Finance Minister Yoshihiko Noda, to reporters:

“We will take decisive steps if necessary, including intervention, while continuing to closely watch currency market moves from now on,” Noda said at a news conference where he confirmed that Japan had intervened for the first time in six years.

Sep. 14 (U.S. dollar = 83.09 yen)

Noda, in a news conference:

“We cannot overlook rapid and prolonged yen rises which will hurt the economy and financial system stability.”

Sep. 10 (U.S. dollar = 84.15 yen)

Kan, in parliamentary debate:

“Currently the yen is fluctuating rapidly, which could hurt the Japanese economy. As we have been saying, we will take decisive steps if the situation gets more volatile.”

Sep. 8 (U.S. dollar = 83.97 yen)

Noda, in parliamentary committee:

“Current foreign exchange moves are clearly one-sided... We will take decisive steps on the yen’s rise when needed.”

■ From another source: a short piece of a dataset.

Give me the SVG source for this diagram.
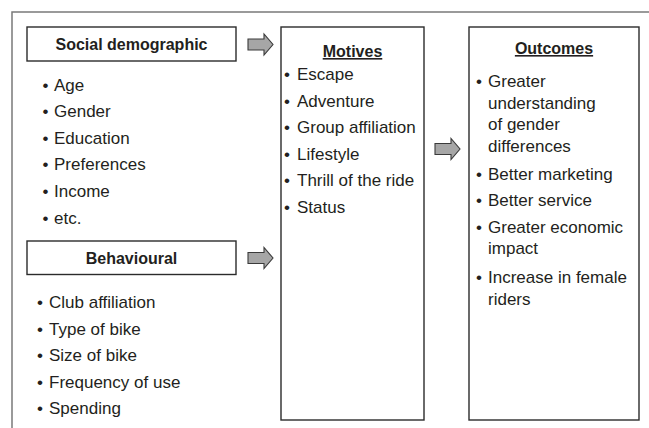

Aug. 31 (U.S. dollar = 84.11 yen)

Noda, in a news conference:

“Current moves in currencies are one-sided. Excessive and disorderly moves in the currency market could badly affect economic and financial stability. From this standpoint, I’ll closely watch market moves with great interest and take decisive steps when necessary.”

Aug. 27 (U.S. dollar = 85.30 yen)

Prime Minister Naoto Kan, to reporters:

“Excessive currency moves can harm the economy and the financial system... We will take firm measures when needed.”

Noda, to reporters:

“We will take appropriate action on currencies when needed.”

Aug. 24 (U.S. dollar = 84.06 yen)

Noda, to reporters:

“They (foreign exchange moves) have been one-sided. I will watch currency movements very carefully with great interest. But when necessary we must respond appropriately.”

Aug. 11 (U.S. dollar = 85.35 yen)

Noda, to reporters:

“ moves have become a little one-sided...In any case, excessive and disorderly moves in the currency market would negatively affect the stability of the economy and financial markets. Therefore, I am watching market moves with utmost attention.”